• DIRECTIONS: Print all the data, keeping every line exactly as it is.

(begin)

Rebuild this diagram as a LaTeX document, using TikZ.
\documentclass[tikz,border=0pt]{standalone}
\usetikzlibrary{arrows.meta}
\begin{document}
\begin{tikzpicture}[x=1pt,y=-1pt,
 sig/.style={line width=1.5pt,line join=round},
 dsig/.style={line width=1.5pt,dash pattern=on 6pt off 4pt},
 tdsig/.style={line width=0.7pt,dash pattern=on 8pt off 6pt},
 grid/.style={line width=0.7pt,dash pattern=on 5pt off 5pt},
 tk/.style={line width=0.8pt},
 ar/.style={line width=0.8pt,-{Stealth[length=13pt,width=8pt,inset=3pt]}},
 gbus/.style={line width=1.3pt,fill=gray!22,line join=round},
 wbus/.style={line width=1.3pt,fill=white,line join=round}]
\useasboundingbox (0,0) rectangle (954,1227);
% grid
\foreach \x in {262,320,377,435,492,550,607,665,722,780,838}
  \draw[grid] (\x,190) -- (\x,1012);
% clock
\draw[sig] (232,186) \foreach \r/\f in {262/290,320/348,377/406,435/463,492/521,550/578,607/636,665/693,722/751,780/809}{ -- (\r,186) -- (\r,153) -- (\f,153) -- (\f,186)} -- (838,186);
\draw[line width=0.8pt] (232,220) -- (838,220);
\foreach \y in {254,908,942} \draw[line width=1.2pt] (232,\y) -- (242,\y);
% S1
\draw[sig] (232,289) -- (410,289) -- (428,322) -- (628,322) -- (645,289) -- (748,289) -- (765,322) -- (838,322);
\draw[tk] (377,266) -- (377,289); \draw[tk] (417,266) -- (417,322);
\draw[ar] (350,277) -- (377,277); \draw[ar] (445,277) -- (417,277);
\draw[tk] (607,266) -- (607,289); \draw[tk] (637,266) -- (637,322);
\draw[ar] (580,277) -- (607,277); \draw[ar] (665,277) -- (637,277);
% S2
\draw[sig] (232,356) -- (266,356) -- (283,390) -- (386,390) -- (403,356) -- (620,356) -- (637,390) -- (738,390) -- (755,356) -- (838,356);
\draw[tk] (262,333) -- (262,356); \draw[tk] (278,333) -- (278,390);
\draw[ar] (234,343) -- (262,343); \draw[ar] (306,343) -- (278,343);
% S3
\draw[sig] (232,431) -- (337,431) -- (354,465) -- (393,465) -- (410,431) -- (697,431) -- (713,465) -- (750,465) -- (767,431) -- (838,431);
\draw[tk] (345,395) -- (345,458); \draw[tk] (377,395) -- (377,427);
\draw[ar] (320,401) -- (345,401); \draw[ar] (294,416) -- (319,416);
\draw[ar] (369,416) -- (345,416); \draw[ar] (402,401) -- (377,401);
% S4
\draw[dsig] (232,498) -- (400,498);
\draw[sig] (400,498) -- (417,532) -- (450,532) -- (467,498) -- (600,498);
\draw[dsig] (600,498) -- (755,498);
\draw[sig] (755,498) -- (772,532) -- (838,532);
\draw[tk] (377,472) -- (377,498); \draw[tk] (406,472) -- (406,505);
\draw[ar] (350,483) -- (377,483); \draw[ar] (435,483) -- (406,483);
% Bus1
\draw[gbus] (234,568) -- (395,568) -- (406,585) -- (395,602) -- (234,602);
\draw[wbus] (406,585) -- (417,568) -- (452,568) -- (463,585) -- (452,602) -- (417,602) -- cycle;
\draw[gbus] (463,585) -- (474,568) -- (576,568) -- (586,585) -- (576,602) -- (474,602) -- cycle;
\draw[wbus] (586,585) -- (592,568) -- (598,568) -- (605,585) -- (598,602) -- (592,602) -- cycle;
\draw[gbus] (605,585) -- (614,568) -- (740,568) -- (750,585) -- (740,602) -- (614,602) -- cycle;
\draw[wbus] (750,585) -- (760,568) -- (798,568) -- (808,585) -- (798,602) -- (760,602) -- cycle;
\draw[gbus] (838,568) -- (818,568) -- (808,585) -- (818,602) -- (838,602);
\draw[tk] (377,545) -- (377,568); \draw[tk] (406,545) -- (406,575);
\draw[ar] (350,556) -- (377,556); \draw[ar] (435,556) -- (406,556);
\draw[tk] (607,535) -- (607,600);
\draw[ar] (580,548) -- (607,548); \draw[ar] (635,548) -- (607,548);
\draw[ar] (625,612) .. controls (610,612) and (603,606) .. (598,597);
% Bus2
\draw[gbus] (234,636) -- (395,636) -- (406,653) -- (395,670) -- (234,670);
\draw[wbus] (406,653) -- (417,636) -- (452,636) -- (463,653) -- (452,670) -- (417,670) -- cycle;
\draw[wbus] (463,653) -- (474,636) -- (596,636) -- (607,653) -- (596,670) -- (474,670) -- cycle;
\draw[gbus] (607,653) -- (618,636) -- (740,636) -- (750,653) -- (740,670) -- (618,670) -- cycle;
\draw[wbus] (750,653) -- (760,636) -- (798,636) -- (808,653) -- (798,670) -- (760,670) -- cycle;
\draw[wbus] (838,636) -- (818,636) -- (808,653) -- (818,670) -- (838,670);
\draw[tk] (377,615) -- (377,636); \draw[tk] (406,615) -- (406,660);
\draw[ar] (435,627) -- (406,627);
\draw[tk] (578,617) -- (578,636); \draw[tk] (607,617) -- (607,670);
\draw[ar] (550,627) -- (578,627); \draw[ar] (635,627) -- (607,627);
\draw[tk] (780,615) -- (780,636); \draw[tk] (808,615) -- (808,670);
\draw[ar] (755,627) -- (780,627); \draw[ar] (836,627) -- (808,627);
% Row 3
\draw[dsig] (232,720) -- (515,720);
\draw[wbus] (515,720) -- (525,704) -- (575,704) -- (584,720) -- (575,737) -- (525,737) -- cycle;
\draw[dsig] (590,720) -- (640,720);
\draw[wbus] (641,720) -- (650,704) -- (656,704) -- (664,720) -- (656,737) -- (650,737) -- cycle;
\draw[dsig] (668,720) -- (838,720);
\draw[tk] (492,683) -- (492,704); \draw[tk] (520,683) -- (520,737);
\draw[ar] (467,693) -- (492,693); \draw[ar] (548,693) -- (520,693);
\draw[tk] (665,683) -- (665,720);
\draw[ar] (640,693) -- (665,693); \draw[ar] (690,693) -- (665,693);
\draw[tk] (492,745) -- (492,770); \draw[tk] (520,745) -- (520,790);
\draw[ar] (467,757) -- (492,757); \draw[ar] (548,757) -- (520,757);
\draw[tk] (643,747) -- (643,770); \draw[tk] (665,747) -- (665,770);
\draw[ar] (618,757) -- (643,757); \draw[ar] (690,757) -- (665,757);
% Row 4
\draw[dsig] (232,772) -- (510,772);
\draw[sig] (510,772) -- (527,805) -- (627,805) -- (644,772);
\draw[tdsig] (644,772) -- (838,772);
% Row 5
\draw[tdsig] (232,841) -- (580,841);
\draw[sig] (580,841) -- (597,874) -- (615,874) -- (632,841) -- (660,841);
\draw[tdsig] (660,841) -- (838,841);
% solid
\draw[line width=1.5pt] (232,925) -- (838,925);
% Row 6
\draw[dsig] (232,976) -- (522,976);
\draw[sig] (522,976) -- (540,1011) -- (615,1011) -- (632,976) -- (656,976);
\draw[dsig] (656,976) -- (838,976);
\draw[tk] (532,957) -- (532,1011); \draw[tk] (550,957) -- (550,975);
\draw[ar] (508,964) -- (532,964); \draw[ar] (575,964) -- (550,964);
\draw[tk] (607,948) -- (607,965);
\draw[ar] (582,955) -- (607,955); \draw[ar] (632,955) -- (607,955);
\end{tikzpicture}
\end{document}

(end)

• ANSWER FOR THE TASK:
Rebuild this diagram as a LaTeX document, using TikZ.
\documentclass[tikz,border=0pt]{standalone}
\usetikzlibrary{arrows.meta}
\begin{document}
\begin{tikzpicture}[x=1pt,y=-1pt,
 sig/.style={line width=1.5pt,line join=round},
 dsig/.style={line width=1.5pt,dash pattern=on 6pt off 4pt},
 tdsig/.style={line width=0.7pt,dash pattern=on 8pt off 6pt},
 grid/.style={line width=0.7pt,dash pattern=on 5pt off 5pt},
 tk/.style={line width=0.8pt},
 ar/.style={line width=0.8pt,-{Stealth[length=13pt,width=8pt,inset=3pt]}},
 gbus/.style={line width=1.3pt,fill=gray!22,line join=round},
 wbus/.style={line width=1.3pt,fill=white,line join=round}]
\useasboundingbox (0,0) rectangle (954,1227);
% grid
\foreach \x in {262,320,377,435,492,550,607,665,722,780,838}
  \draw[grid] (\x,190) -- (\x,1012);
% clock
\draw[sig] (232,186) \foreach \r/\f in {262/290,320/348,377/406,435/463,492/521,550/578,607/636,665/693,722/751,780/809}{ -- (\r,186) -- (\r,153) -- (\f,153) -- (\f,186)} -- (838,186);
\draw[line width=0.8pt] (232,220) -- (838,220);
\foreach \y in {254,908,942} \draw[line width=1.2pt] (232,\y) -- (242,\y);
% S1
\draw[sig] (232,289) -- (410,289) -- (428,322) -- (628,322) -- (645,289) -- (748,289) -- (765,322) -- (838,322);
\draw[tk] (377,266) -- (377,289); \draw[tk] (417,266) -- (417,322);
\draw[ar] (350,277) -- (377,277); \draw[ar] (445,277) -- (417,277);
\draw[tk] (607,266) -- (607,289); \draw[tk] (637,266) -- (637,322);
\draw[ar] (580,277) -- (607,277); \draw[ar] (665,277) -- (637,277);
% S2
\draw[sig] (232,356) -- (266,356) -- (283,390) -- (386,390) -- (403,356) -- (620,356) -- (637,390) -- (738,390) -- (755,356) -- (838,356);
\draw[tk] (262,333) -- (262,356); \draw[tk] (278,333) -- (278,390);
\draw[ar] (234,343) -- (262,343); \draw[ar] (306,343) -- (278,343);
% S3
\draw[sig] (232,431) -- (337,431) -- (354,465) -- (393,465) -- (410,431) -- (697,431) -- (713,465) -- (750,465) -- (767,431) -- (838,431);
\draw[tk] (345,395) -- (345,458); \draw[tk] (377,395) -- (377,427);
\draw[ar] (320,401) -- (345,401); \draw[ar] (294,416) -- (319,416);
\draw[ar] (369,416) -- (345,416); \draw[ar] (402,401) -- (377,401);
% S4
\draw[dsig] (232,498) -- (400,498);
\draw[sig] (400,498) -- (417,532) -- (450,532) -- (467,498) -- (600,498);
\draw[dsig] (600,498) -- (755,498);
\draw[sig] (755,498) -- (772,532) -- (838,532);
\draw[tk] (377,472) -- (377,498); \draw[tk] (406,472) -- (406,505);
\draw[ar] (350,483) -- (377,483); \draw[ar] (435,483) -- (406,483);
% Bus1
\draw[gbus] (234,568) -- (395,568) -- (406,585) -- (395,602) -- (234,602);
\draw[wbus] (406,585) -- (417,568) -- (452,568) -- (463,585) -- (452,602) -- (417,602) -- cycle;
\draw[gbus] (463,585) -- (474,568) -- (576,568) -- (586,585) -- (576,602) -- (474,602) -- cycle;
\draw[wbus] (586,585) -- (592,568) -- (598,568) -- (605,585) -- (598,602) -- (592,602) -- cycle;
\draw[gbus] (605,585) -- (614,568) -- (740,568) -- (750,585) -- (740,602) -- (614,602) -- cycle;
\draw[wbus] (750,585) -- (760,568) -- (798,568) -- (808,585) -- (798,602) -- (760,602) -- cycle;
\draw[gbus] (838,568) -- (818,568) -- (808,585) -- (818,602) -- (838,602);
\draw[tk] (377,545) -- (377,568); \draw[tk] (406,545) -- (406,575);
\draw[ar] (350,556) -- (377,556); \draw[ar] (435,556) -- (406,556);
\draw[tk] (607,535) -- (607,600);
\draw[ar] (580,548) -- (607,548); \draw[ar] (635,548) -- (607,548);
\draw[ar] (625,612) .. controls (610,612) and (603,606) .. (598,597);
% Bus2
\draw[gbus] (234,636) -- (395,636) -- (406,653) -- (395,670) -- (234,670);
\draw[wbus] (406,653) -- (417,636) -- (452,636) -- (463,653) -- (452,670) -- (417,670) -- cycle;
\draw[wbus] (463,653) -- (474,636) -- (596,636) -- (607,653) -- (596,670) -- (474,670) -- cycle;
\draw[gbus] (607,653) -- (618,636) -- (740,636) -- (750,653) -- (740,670) -- (618,670) -- cycle;
\draw[wbus] (750,653) -- (760,636) -- (798,636) -- (808,653) -- (798,670) -- (760,670) -- cycle;
\draw[wbus] (838,636) -- (818,636) -- (808,653) -- (818,670) -- (838,670);
\draw[tk] (377,615) -- (377,636); \draw[tk] (406,615) -- (406,660);
\draw[ar] (435,627) -- (406,627);
\draw[tk] (578,617) -- (578,636); \draw[tk] (607,617) -- (607,670);
\draw[ar] (550,627) -- (578,627); \draw[ar] (635,627) -- (607,627);
\draw[tk] (780,615) -- (780,636); \draw[tk] (808,615) -- (808,670);
\draw[ar] (755,627) -- (780,627); \draw[ar] (836,627) -- (808,627);
% Row 3
\draw[dsig] (232,720) -- (515,720);
\draw[wbus] (515,720) -- (525,704) -- (575,704) -- (584,720) -- (575,737) -- (525,737) -- cycle;
\draw[dsig] (590,720) -- (640,720);
\draw[wbus] (641,720) -- (650,704) -- (656,704) -- (664,720) -- (656,737) -- (650,737) -- cycle;
\draw[dsig] (668,720) -- (838,720);
\draw[tk] (492,683) -- (492,704); \draw[tk] (520,683) -- (520,737);
\draw[ar] (467,693) -- (492,693); \draw[ar] (548,693) -- (520,693);
\draw[tk] (665,683) -- (665,720);
\draw[ar] (640,693) -- (665,693); \draw[ar] (690,693) -- (665,693);
\draw[tk] (492,745) -- (492,770); \draw[tk] (520,745) -- (520,790);
\draw[ar] (467,757) -- (492,757); \draw[ar] (548,757) -- (520,757);
\draw[tk] (643,747) -- (643,770); \draw[tk] (665,747) -- (665,770);
\draw[ar] (618,757) -- (643,757); \draw[ar] (690,757) -- (665,757);
% Row 4
\draw[dsig] (232,772) -- (510,772);
\draw[sig] (510,772) -- (527,805) -- (627,805) -- (644,772);
\draw[tdsig] (644,772) -- (838,772);
% Row 5
\draw[tdsig] (232,841) -- (580,841);
\draw[sig] (580,841) -- (597,874) -- (615,874) -- (632,841) -- (660,841);
\draw[tdsig] (660,841) -- (838,841);
% solid
\draw[line width=1.5pt] (232,925) -- (838,925);
% Row 6
\draw[dsig] (232,976) -- (522,976);
\draw[sig] (522,976) -- (540,1011) -- (615,1011) -- (632,976) -- (656,976);
\draw[dsig] (656,976) -- (838,976);
\draw[tk] (532,957) -- (532,1011); \draw[tk] (550,957) -- (550,975);
\draw[ar] (508,964) -- (532,964); \draw[ar] (575,964) -- (550,964);
\draw[tk] (607,948) -- (607,965);
\draw[ar] (582,955) -- (607,955); \draw[ar] (632,955) -- (607,955);
\end{tikzpicture}
\end{document}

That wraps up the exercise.